Though I’ve experienced loss in my life and know that there’s more ahead for me between the dusk and dawn of a new day, I have shoulders to lean on.
One of the gifts of loss and mourning is learning who the people are in your life who love and support you — and show up. Some show up in person, others find the right words at the right time, some people know the importance of being silent and the comfort of a hug or a shoulder to cry on.
What’s important to me, what I’ve learned from the experience, is that I have agency, the ability to choose and make decisions, not always about what happened, but how to respond. Wisdom is an interesting phenomenon, it’s the cumulative experience of a life lived, mistakes, regrets, and lessons learned, gratitude for the good stuff, for people, and love, and for making a difference in the lives of others.
Memories of loved ones, both here and gone, shared experiences, both joyful and not, and accomplishments and failures, inform the present and help me chart a course for the future. They are the rearview mirror of where I’ve been, and by the process of understanding and making sense of them, I can create the roadmap to where I’m going.
Today
It’s the eve of the New Year. I woke up early this morning before 3:00 a.m. When I tried to return to sleep my mind was racing. I started making a list of to-do’s in my head, which soon evolved into a tangled mass of worries, then fears of the future. I began asking myself questions. “Who knows what tomorrow may bring? Am I prepared for another loss of a loved one? Who knows where the time goes?
I’m reminded of the tools I learned in recovery. The Serenity Prayer is both a tool and a gift of solace in moments like these.
“God, grant me the serenity,
to accept the things I cannot change;
change the things I can;
and wisdom to know the difference.”
Looking Forward
The lesson which I learned in the past, sometimes forgotten in the moment, and been reminded of when needed, is simply be in the moment, be present. Be a human being, not a human doing. Breathe, deep healing breaths.
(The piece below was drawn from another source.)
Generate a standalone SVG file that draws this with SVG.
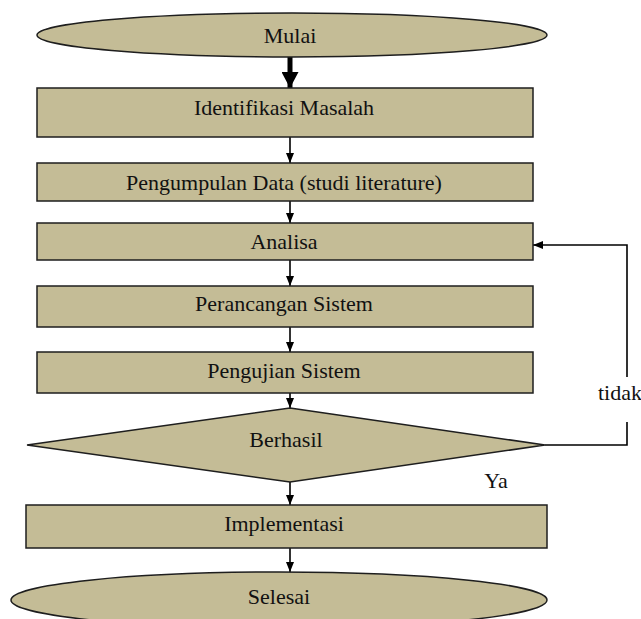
<svg xmlns="http://www.w3.org/2000/svg" width="641" height="619" viewBox="0 0 641 619">
<style>
.n{fill:#C4BC96;stroke:#1e1e1e;stroke-width:1.5}
.t{font-family:"Liberation Serif","DejaVu Serif","Times New Roman",serif;font-size:22px;fill:#111;text-anchor:middle}
.c{stroke:#000;stroke-width:1.6;fill:none}
</style>
<defs>
<marker id="a" markerWidth="10" markerHeight="8" refX="10" refY="4" orient="auto" markerUnits="userSpaceOnUse"><path d="M0,0 L10,4 L0,8 Z" fill="#000"/></marker>
<marker id="b" markerWidth="16" markerHeight="17" refX="16" refY="8.5" orient="auto" markerUnits="userSpaceOnUse"><path d="M0,0 L16,8.5 L0,17 Z" fill="#000"/></marker>
</defs>
<rect width="641" height="619" fill="#fff"/>
<g id="connectors">
<line x1="290" y1="57" x2="290" y2="88" stroke="#000" stroke-width="5" marker-end="url(#b)"/>
<line class="c" x1="290" y1="137" x2="290" y2="163" marker-end="url(#a)"/>
<line class="c" x1="290" y1="201" x2="290" y2="223" marker-end="url(#a)"/>
<line class="c" x1="290" y1="260" x2="290" y2="286" marker-end="url(#a)"/>
<line class="c" x1="290" y1="327" x2="290" y2="352" marker-end="url(#a)"/>
<line class="c" x1="290" y1="393" x2="290" y2="408" marker-end="url(#a)"/>
<line class="c" x1="290" y1="482" x2="290" y2="505" marker-end="url(#a)"/>
<line class="c" x1="290" y1="548" x2="290" y2="572" marker-end="url(#a)"/>
<polyline class="c" points="545,445 627,445 627,422"/>
<polyline class="c" points="627,377 627,245 533,245" marker-end="url(#a)"/>
<text class="t" x="620" y="400">tidak</text>
<text class="t" x="496" y="488">Ya</text>
</g>
<g id="mulai"><ellipse class="n" cx="292" cy="35" rx="255" ry="22"/><text class="t" x="290" y="43">Mulai</text></g>
<g id="identifikasi"><rect class="n" x="37" y="88" width="496" height="49"/><text class="t" x="284" y="115">Identifikasi Masalah</text></g>
<g id="pengumpulan"><rect class="n" x="37" y="163" width="496" height="38"/><text class="t" x="284" y="190">Pengumpulan Data (studi literature)</text></g>
<g id="analisa"><rect class="n" x="37" y="223" width="496" height="37"/><text class="t" x="284" y="249">Analisa</text></g>
<g id="perancangan"><rect class="n" x="37" y="286" width="496" height="41"/><text class="t" x="284" y="311">Perancangan Sistem</text></g>
<g id="pengujian"><rect class="n" x="37" y="352" width="496" height="41"/><text class="t" x="284" y="378">Pengujian Sistem</text></g>
<g id="berhasil"><polygon class="n" points="290,408 545,445 290,482 27,445"/><text class="t" x="286" y="447">Berhasil</text></g>
<g id="implementasi"><rect class="n" x="26" y="505" width="521" height="43"/><text class="t" x="284" y="531">Implementasi</text></g>
<g id="selesai"><ellipse class="n" cx="279" cy="600" rx="268" ry="28"/><text class="t" x="279" y="604">Selesai</text></g>
</svg>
We can’t know what tomorrow may bring, however we’re able to practice how we lived intuitively as children. Be in the moment. Be curious. Be full of awe and wonder. Be present. Be in our body. Play, cry, eat, laugh, and rest. Be kind to others and ourselves. Love wholeheartedly. “Learn as if you were to live forever.”
Happy New Year readers, family, and friends! I’m grateful that you’re on this path and journey with me.
Related Reading from Mixed Metaphors, Oh My!
Finding the Light in Dark Times
I find, for what it’s worth, at age 76, that worrying is a waste of time. I have little or NO control over most of what life deals me, so why worry about things unless they actually occur? And, even then, take it slow and easy.
Lewis, I agree that worrying is, for the most part, a waste of time and I aspire to your lead and hope that one day I can let go of unproductive worry. I find though a lesson I’ve learned from worry, fear, and anxiety, is that I need to pay attention to what I resist or fear. It’s often an opportunity for growth.
Well put. I wish you well in this new year, whatever it brings. It’s almost time for the Wisconsin Film Festival, and it will bring no worries, I trust!!